> Exercise description
Copy the material that follows word for word and omit its pictures.

> Source material

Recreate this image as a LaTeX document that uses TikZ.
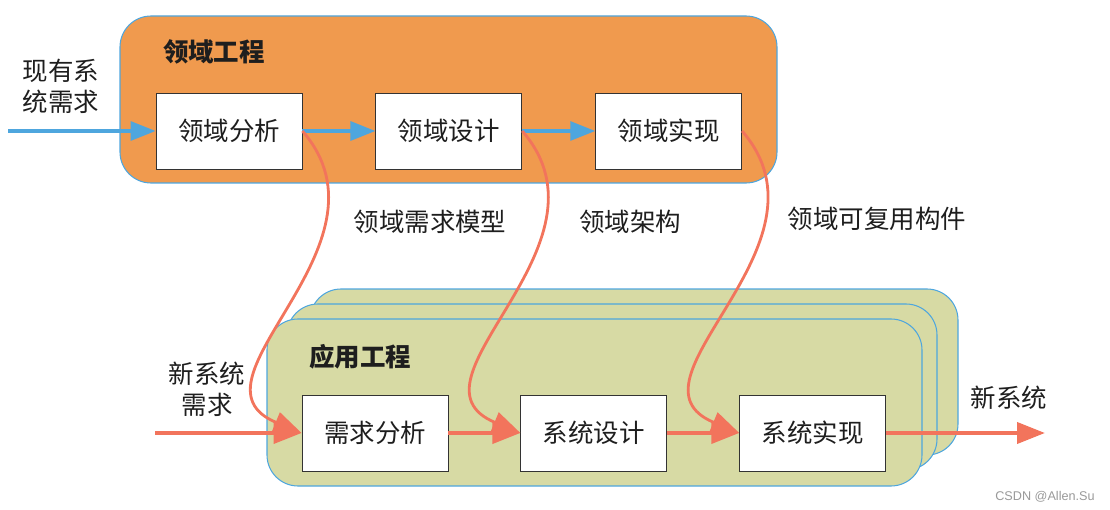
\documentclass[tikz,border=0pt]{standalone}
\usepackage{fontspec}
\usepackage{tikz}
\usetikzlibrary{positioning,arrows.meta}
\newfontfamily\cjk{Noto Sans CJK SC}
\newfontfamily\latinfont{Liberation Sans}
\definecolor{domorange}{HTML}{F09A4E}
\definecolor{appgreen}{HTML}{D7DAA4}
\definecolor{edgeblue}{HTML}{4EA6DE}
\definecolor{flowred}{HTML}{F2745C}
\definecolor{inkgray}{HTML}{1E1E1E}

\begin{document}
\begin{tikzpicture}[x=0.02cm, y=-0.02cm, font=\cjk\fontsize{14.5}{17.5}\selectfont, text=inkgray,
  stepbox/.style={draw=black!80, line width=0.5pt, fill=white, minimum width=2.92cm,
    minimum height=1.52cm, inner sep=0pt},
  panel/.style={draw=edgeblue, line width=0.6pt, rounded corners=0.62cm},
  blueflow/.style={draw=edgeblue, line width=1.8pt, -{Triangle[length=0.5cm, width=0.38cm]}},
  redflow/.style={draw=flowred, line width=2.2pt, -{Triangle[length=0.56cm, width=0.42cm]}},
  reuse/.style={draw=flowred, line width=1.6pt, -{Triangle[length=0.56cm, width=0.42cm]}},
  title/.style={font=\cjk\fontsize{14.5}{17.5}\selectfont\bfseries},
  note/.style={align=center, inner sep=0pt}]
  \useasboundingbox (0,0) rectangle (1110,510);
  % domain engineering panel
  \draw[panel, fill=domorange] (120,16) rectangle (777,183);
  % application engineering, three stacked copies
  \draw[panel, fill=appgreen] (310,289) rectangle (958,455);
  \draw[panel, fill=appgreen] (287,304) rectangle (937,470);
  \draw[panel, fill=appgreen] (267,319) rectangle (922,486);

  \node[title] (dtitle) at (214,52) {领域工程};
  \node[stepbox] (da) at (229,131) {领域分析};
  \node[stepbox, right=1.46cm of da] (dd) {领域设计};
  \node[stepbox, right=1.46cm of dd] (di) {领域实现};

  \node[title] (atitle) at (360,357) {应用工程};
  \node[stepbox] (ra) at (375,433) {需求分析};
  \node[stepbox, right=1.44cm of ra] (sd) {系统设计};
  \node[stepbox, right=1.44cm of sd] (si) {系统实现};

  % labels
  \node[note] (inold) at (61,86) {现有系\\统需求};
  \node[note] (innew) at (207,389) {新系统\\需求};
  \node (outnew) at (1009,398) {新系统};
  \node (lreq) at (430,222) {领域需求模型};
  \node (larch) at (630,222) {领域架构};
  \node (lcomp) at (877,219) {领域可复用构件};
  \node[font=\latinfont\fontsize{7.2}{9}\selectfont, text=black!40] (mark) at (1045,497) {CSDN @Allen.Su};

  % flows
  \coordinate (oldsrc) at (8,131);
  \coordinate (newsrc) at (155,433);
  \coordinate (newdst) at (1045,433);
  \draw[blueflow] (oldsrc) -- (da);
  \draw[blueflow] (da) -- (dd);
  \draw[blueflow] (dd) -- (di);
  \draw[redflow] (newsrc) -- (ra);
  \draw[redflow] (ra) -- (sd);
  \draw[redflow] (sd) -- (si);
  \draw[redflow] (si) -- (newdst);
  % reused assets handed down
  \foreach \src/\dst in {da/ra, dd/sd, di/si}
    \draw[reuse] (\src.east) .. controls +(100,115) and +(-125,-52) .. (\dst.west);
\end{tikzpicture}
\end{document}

> Solution to the problem
Recreate this image as a LaTeX document that uses TikZ.
\documentclass[tikz,border=0pt]{standalone}
\usepackage{fontspec}
\usepackage{tikz}
\usetikzlibrary{positioning,arrows.meta}
\newfontfamily\cjk{Noto Sans CJK SC}
\newfontfamily\latinfont{Liberation Sans}
\definecolor{domorange}{HTML}{F09A4E}
\definecolor{appgreen}{HTML}{D7DAA4}
\definecolor{edgeblue}{HTML}{4EA6DE}
\definecolor{flowred}{HTML}{F2745C}
\definecolor{inkgray}{HTML}{1E1E1E}

\begin{document}
\begin{tikzpicture}[x=0.02cm, y=-0.02cm, font=\cjk\fontsize{14.5}{17.5}\selectfont, text=inkgray,
  stepbox/.style={draw=black!80, line width=0.5pt, fill=white, minimum width=2.92cm,
    minimum height=1.52cm, inner sep=0pt},
  panel/.style={draw=edgeblue, line width=0.6pt, rounded corners=0.62cm},
  blueflow/.style={draw=edgeblue, line width=1.8pt, -{Triangle[length=0.5cm, width=0.38cm]}},
  redflow/.style={draw=flowred, line width=2.2pt, -{Triangle[length=0.56cm, width=0.42cm]}},
  reuse/.style={draw=flowred, line width=1.6pt, -{Triangle[length=0.56cm, width=0.42cm]}},
  title/.style={font=\cjk\fontsize{14.5}{17.5}\selectfont\bfseries},
  note/.style={align=center, inner sep=0pt}]
  \useasboundingbox (0,0) rectangle (1110,510);
  % domain engineering panel
  \draw[panel, fill=domorange] (120,16) rectangle (777,183);
  % application engineering, three stacked copies
  \draw[panel, fill=appgreen] (310,289) rectangle (958,455);
  \draw[panel, fill=appgreen] (287,304) rectangle (937,470);
  \draw[panel, fill=appgreen] (267,319) rectangle (922,486);

  \node[title] (dtitle) at (214,52) {领域工程};
  \node[stepbox] (da) at (229,131) {领域分析};
  \node[stepbox, right=1.46cm of da] (dd) {领域设计};
  \node[stepbox, right=1.46cm of dd] (di) {领域实现};

  \node[title] (atitle) at (360,357) {应用工程};
  \node[stepbox] (ra) at (375,433) {需求分析};
  \node[stepbox, right=1.44cm of ra] (sd) {系统设计};
  \node[stepbox, right=1.44cm of sd] (si) {系统实现};

  % labels
  \node[note] (inold) at (61,86) {现有系\\统需求};
  \node[note] (innew) at (207,389) {新系统\\需求};
  \node (outnew) at (1009,398) {新系统};
  \node (lreq) at (430,222) {领域需求模型};
  \node (larch) at (630,222) {领域架构};
  \node (lcomp) at (877,219) {领域可复用构件};
  \node[font=\latinfont\fontsize{7.2}{9}\selectfont, text=black!40] (mark) at (1045,497) {CSDN @Allen.Su};

  % flows
  \coordinate (oldsrc) at (8,131);
  \coordinate (newsrc) at (155,433);
  \coordinate (newdst) at (1045,433);
  \draw[blueflow] (oldsrc) -- (da);
  \draw[blueflow] (da) -- (dd);
  \draw[blueflow] (dd) -- (di);
  \draw[redflow] (newsrc) -- (ra);
  \draw[redflow] (ra) -- (sd);
  \draw[redflow] (sd) -- (si);
  \draw[redflow] (si) -- (newdst);
  % reused assets handed down
  \foreach \src/\dst in {da/ra, dd/sd, di/si}
    \draw[reuse] (\src.east) .. controls +(100,115) and +(-125,-52) .. (\dst.west);
\end{tikzpicture}
\end{document}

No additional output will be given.